▸ **Problem to solve**: Look through the listing and locate every line containing the word "chart"; copy those lines.

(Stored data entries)
= = = = =

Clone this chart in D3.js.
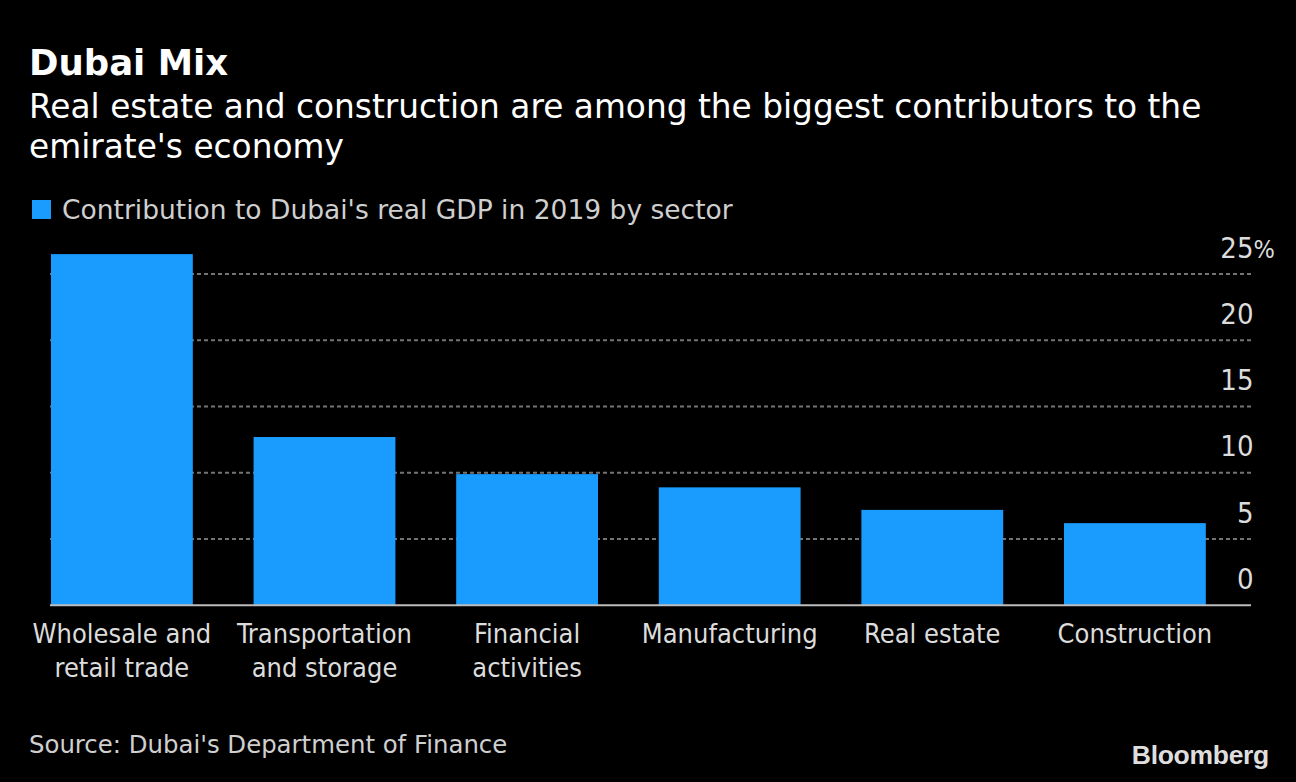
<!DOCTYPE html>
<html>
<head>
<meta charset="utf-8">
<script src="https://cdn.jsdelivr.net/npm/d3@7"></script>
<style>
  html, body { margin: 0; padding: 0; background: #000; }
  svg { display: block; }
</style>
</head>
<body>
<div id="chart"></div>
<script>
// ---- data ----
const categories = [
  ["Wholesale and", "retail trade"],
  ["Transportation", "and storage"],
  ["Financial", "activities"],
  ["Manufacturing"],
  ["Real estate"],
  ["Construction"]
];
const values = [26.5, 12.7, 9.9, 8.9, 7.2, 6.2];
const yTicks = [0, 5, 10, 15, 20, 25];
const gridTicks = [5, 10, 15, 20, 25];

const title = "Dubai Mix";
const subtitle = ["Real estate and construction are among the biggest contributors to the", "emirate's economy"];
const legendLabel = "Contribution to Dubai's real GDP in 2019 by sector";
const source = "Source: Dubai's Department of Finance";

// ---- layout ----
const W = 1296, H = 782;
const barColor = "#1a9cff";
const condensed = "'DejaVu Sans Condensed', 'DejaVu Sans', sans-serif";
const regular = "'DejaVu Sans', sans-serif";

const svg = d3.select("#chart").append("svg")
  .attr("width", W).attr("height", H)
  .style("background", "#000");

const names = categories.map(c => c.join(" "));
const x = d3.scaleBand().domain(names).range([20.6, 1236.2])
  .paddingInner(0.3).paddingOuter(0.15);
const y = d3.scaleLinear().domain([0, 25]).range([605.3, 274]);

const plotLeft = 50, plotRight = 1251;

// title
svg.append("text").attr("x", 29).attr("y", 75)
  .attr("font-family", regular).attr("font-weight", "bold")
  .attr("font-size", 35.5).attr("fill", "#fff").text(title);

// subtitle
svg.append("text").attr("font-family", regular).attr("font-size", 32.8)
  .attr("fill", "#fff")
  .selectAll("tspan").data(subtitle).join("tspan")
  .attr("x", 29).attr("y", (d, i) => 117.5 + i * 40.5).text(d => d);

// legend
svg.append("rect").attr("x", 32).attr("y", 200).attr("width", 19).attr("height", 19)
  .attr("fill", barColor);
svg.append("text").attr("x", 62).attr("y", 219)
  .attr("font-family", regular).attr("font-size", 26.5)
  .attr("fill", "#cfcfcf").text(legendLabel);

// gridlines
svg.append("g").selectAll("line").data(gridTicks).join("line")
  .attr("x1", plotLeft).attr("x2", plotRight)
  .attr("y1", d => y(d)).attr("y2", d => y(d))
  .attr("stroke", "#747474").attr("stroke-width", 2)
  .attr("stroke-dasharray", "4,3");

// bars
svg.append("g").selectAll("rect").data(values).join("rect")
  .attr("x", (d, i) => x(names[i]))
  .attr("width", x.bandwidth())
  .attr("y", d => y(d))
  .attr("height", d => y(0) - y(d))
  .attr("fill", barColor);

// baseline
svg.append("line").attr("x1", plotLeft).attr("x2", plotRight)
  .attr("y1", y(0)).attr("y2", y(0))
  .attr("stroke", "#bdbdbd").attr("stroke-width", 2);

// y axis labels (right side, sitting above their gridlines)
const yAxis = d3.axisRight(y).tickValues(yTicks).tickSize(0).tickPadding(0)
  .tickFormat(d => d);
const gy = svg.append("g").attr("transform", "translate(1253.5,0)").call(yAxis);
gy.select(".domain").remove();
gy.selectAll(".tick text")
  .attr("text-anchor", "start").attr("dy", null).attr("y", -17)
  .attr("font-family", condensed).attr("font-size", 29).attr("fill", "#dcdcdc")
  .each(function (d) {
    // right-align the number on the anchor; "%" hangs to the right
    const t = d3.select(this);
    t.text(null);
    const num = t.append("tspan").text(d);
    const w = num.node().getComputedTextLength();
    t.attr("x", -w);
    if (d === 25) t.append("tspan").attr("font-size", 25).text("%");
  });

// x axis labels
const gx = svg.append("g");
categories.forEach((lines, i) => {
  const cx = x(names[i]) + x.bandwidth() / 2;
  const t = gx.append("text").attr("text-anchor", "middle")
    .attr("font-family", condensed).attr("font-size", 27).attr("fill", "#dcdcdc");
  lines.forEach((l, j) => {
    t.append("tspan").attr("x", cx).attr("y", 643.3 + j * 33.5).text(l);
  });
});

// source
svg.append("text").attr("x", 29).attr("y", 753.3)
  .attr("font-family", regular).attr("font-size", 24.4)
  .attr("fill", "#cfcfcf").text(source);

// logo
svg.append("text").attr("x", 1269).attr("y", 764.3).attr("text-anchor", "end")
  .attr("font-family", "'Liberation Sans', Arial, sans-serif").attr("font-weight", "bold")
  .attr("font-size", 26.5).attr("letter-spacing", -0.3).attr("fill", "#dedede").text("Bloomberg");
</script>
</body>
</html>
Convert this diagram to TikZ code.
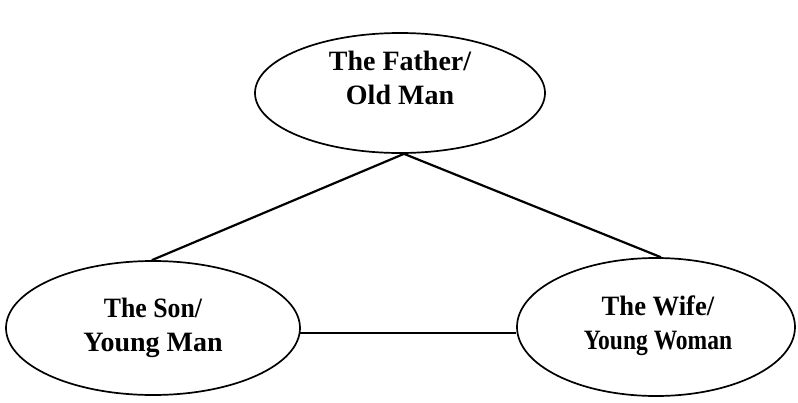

= = = = =

▸ **Solved problem**:
Clone this chart in D3.js.
<div id="chart"></div>
const svg = d3.select("#chart").append("svg")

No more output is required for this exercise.